Code that draws figures
————

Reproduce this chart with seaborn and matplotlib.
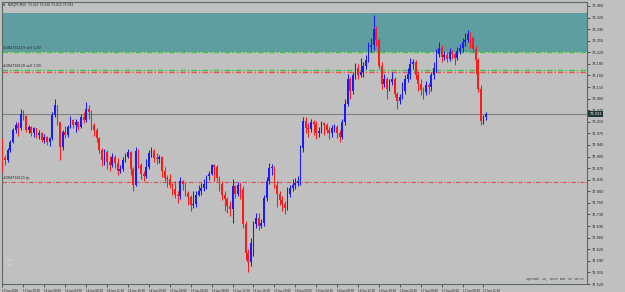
import numpy as np
import pandas as pd
import seaborn as sns
import matplotlib
matplotlib.use("Agg")
import matplotlib.pyplot as plt

# NZDJPY M30, 13 Jan 2020 16:00 .. 17 Jan 2020 12:30
# prices, written as points above 72.000 (1 pt = 0.001)
base = 72.0
first_open = 958
close = [900, 895, 925, 950, 985, 1000, 990, 1035, 1027, 985,
         995, 975, 990, 970, 975, 955, 965, 950, 960, 1030,
         1060, 1010, 935, 980, 970, 995, 1015, 1000, 1010, 995,
         1025, 1015, 1050, 1040, 1000, 985, 960, 925, 895, 920,
         890, 880, 905, 886, 860, 868, 895, 904, 920, 868,
         820, 922, 880, 853, 845, 874, 915, 922, 900, 898,
         905, 862, 840, 838, 820, 808, 790, 787, 830, 823,
         795, 784, 760, 763, 790, 802, 810, 823, 845, 853,
         880, 874, 840, 823, 790, 778, 755, 748, 815, 793,
         820, 808, 700, 613, 585, 643, 700, 718, 695, 703,
         780, 832, 870, 874, 820, 793, 775, 763, 750, 793,
         810, 820, 825, 832, 930, 1012, 990, 988, 1010, 1003,
         975, 982, 1005, 1000, 985, 976, 990, 994, 975, 964,
         1010, 1063, 1140, 1102, 1150, 1174, 1150, 1162, 1180, 1198,
         1235, 1243, 1290, 1258, 1180, 1123, 1140, 1108, 1130, 1138,
         1095, 1072, 1085, 1102, 1140, 1153, 1185, 1192, 1150, 1123,
         1105, 1099, 1120, 1114, 1150, 1174, 1215, 1234, 1205, 1213,
         1200, 1222, 1215, 1204, 1225, 1234, 1250, 1258, 1275, 1264,
         1230, 1198, 1110, 1012, 1025, 1033]
high = [962, 910, 930, 955, 990, 1009, 1008, 1048, 1045, 1030,
        1000, 998, 995, 992, 985, 978, 972, 968, 965, 1039,
        1078, 1062, 1010, 985, 997, 1000, 1027, 1020, 1018, 1012,
        1035, 1039, 1069, 1060, 1045, 1005, 990, 965, 930, 928,
        925, 907, 915, 910, 900, 880, 905, 916, 928, 922,
        872, 934, 928, 885, 860, 898, 925, 934, 928, 915,
        910, 906, 874, 850, 853, 825, 832, 800, 844, 835,
        829, 800, 790, 802, 800, 820, 825, 838, 850, 862,
        883, 882, 880, 845, 832, 800, 784, 770, 838, 820,
        829, 825, 817, 710, 625, 658, 710, 733, 733, 715,
        790, 844, 886, 884, 878, 830, 802, 785, 770, 814,
        820, 838, 840, 847, 940, 1024, 1024, 1005, 1018, 1015,
        1012, 995, 1012, 1010, 1006, 995, 1000, 1003, 1000, 985,
        1020, 1078, 1153, 1145, 1160, 1189, 1185, 1204, 1190, 1213,
        1250, 1264, 1333, 1300, 1264, 1190, 1153, 1145, 1140, 1159,
        1144, 1100, 1095, 1129, 1150, 1174, 1204, 1200, 1198, 1160,
        1138, 1115, 1132, 1128, 1160, 1192, 1230, 1252, 1243, 1225,
        1220, 1234, 1228, 1220, 1235, 1246, 1262, 1279, 1288, 1280,
        1270, 1240, 1204, 1120, 1030, 1039]
low = [859, 880, 889, 920, 945, 975, 967, 985, 1015, 979,
       975, 967, 965, 960, 958, 949, 945, 940, 937, 955,
       1025, 1000, 895, 925, 960, 965, 990, 990, 979, 985,
       992, 1005, 1010, 1020, 985, 967, 949, 915, 877, 880,
       868, 860, 875, 870, 850, 855, 862, 890, 900, 850,
       802, 815, 870, 838, 832, 840, 868, 905, 890, 883,
       885, 844, 830, 814, 810, 790, 780, 766, 778, 805,
       785, 760, 742, 750, 754, 785, 790, 800, 808, 835,
       848, 832, 830, 802, 775, 742, 735, 724, 703, 780,
       785, 778, 690, 592, 556, 575, 604, 690, 682, 688,
       694, 770, 823, 850, 810, 754, 760, 742, 730, 745,
       784, 800, 808, 815, 820, 920, 975, 964, 980, 970,
       958, 965, 975, 970, 975, 958, 964, 980, 960, 949,
       958, 1000, 1057, 1080, 1093, 1140, 1138, 1145, 1144, 1170,
       1192, 1220, 1228, 1240, 1170, 1108, 1115, 1078, 1102, 1120,
       1085, 1048, 1063, 1080, 1093, 1130, 1138, 1170, 1140, 1102,
       1090, 1078, 1090, 1095, 1102, 1140, 1162, 1205, 1192, 1198,
       1192, 1195, 1200, 1183, 1198, 1215, 1222, 1240, 1250, 1234,
       1220, 1153, 1100, 1000, 1003, 1015]

times = pd.date_range("2020-01-13 16:00", periods=len(close), freq="30min")
df = pd.DataFrame({"time": times,
                   "close": base + np.array(close) / 1000,
                   "high": base + np.array(high) / 1000,
                   "low": base + np.array(low) / 1000})
df["open"] = base + np.array([first_open] + close[:-1]) / 1000
df["bull"] = df["close"] >= df["open"]

# horizontal objects on the chart
zone_top, zone_bottom = 73.339, 73.222
green_levels = [73.222, 73.168]
red_levels = [73.162, 72.829]
level_labels = [(73.222, "#284736119 sell 1.00"), (73.168, "#284736120 sell 1.00"),
                (72.829, "#284736121 tp")]
price_ticks = [round(73.360 - 0.035 * k, 3) for k in range(25)]

sns.set_style("ticks", {"axes.facecolor": "#c0c0c0", "figure.facecolor": "#c0c0c0"})
plt.rcParams["font.family"] = ["DejaVu Sans"]

fig = plt.figure(figsize=(6.25, 2.92), dpi=100)
ax = fig.add_axes([2 / 625, 8 / 292, 585 / 625, 282 / 292])
ax.set_facecolor("#c0c0c0")

n = len(df)
xs = np.arange(n)
ax.set_xlim(-0.19, 223.6)
ax.set_ylim(72.526, 73.372)

dashdot = (0, (4, 1.5, 1, 1.5))
# zone and levels
ax.axhspan(zone_bottom, zone_top, color="#5f9ea0", zorder=0, lw=0)
for lv in green_levels:
    ax.axhline(lv, color="#3cc83c", lw=1.0, ls=dashdot, zorder=1)
ax.axhline(red_levels[0], color="#f05050", lw=1.0, ls=dashdot, zorder=1)
ax.axhline(red_levels[1], color="#d85050", lw=0.8, ls=dashdot, zorder=1)
ax.axhline(df["close"].iloc[-1], color="#7a8282", lw=0.8, zorder=1)
for lv, txt in level_labels:
    ax.text(0.002, lv + 0.004, txt, transform=ax.get_yaxis_transform(), fontsize=2.4,
            color="#202020", va="bottom", ha="left")

# candles
colors = np.where(df["bull"], "#1a1aff", "#ff1a1a")
ax.vlines(xs, df["low"], df["high"], colors=colors, lw=0.75, zorder=3)
body_lo = np.minimum(df["open"], df["close"])
body_h = np.maximum(np.abs(df["close"] - df["open"]), 0.002)
ax.bar(xs, body_h, bottom=body_lo, width=0.65, color=colors, lw=0, zorder=4)

# axes styling
for s in ax.spines.values():
    s.set_color("#5a6868")
    s.set_linewidth(0.8)
ax.yaxis.tick_right()
ax.set_yticks(price_ticks)
ax.set_yticklabels([f"{p:.3f}" for p in price_ticks], fontsize=2.5, color="#202020")
ax.tick_params(axis="y", length=2, width=0.5, pad=1.5, colors="#202020")
xt = list(range(0, n, 8))
ax.set_xticks(xt)
xlabels = ["13 Jan 2020"] + [t.strftime("%d Jan %H:%M") for t in df["time"].iloc[xt[1:]]]
ax.set_xticklabels(xlabels, fontsize=2.0, ha="left", color="#202020")
ax.tick_params(axis="x", length=2, width=0.5, pad=1.5)

# current price box
last = df["close"].iloc[-1]
ax.text(1.004, last, f"{last:.3f}", transform=ax.get_yaxis_transform(),
        fontsize=2.5, color="white", va="center", ha="left",
        bbox=dict(boxstyle="square,pad=0.35", fc="#203838", ec="none"))

# header and info text
fig.text(8 / 625, 1 - 5 / 292, "NZDJPY,M30  73.021 73.036 73.012 73.033", fontsize=2.2,
         color="#202020", va="center")
fig.text(3 / 625, 1 - 5 / 292, "\u25b2", fontsize=2.0, color="#202020", va="center")
ax.text(0.995, 0.012, "Spread: 16, Next Bar in 10:27", transform=ax.transAxes,
        fontsize=2.3, family="Liberation Mono", color="#303030", ha="right", va="bottom")
ax.text(0.008, 0.06, "Sun\nSun", transform=ax.transAxes, fontsize=2.4, color="#d8d8d8",
        va="bottom")

fig.savefig("out.png", dpi=100, facecolor="#c0c0c0")
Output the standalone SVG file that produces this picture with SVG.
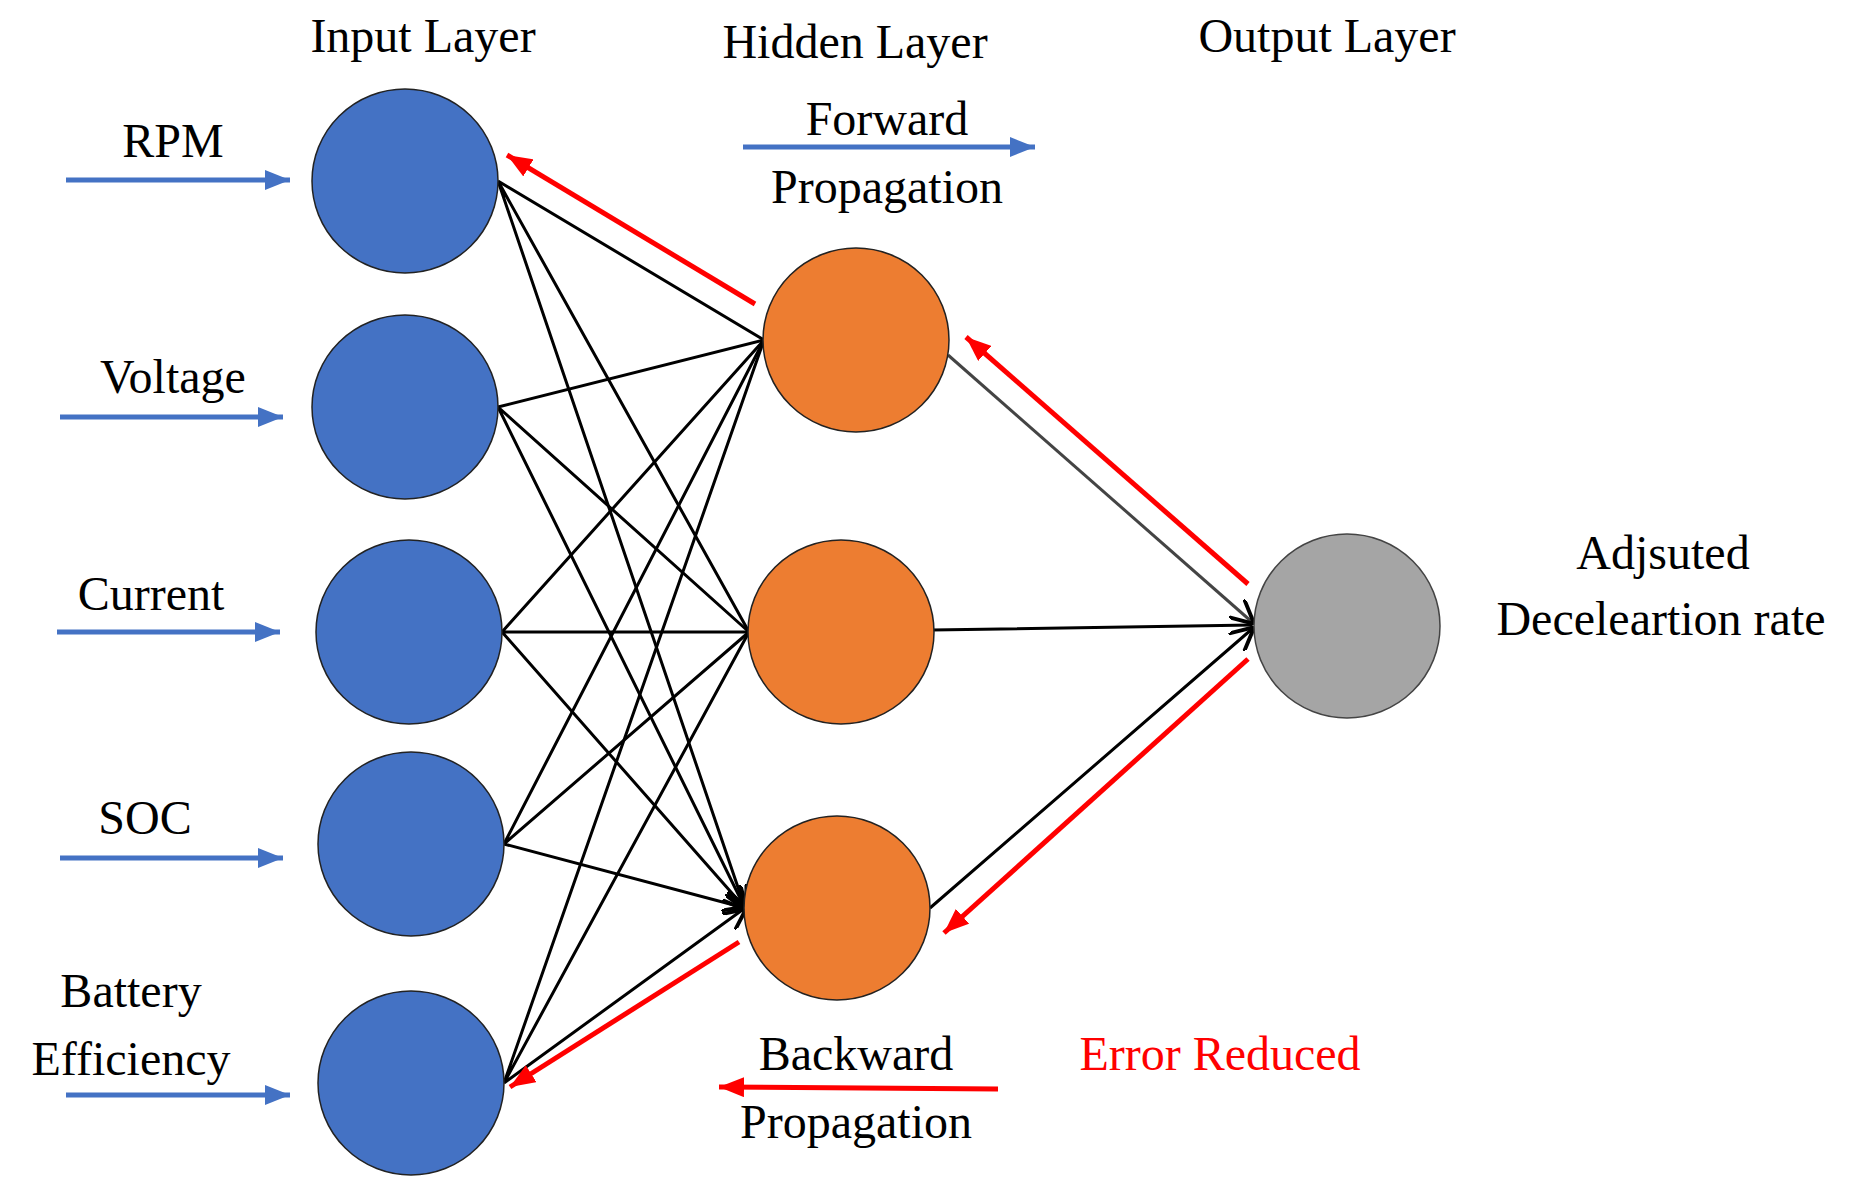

————

**Exercise instructions**: Without the pictures, return the listing above from its first line through the line that has "import matplotlib.pyplot as plt".

**Expected answer**:
Reproduce this chart with seaborn and matplotlib.
import numpy as np
import pandas as pd
import seaborn as sns
import matplotlib
matplotlib.use("Agg")
import matplotlib.pyplot as plt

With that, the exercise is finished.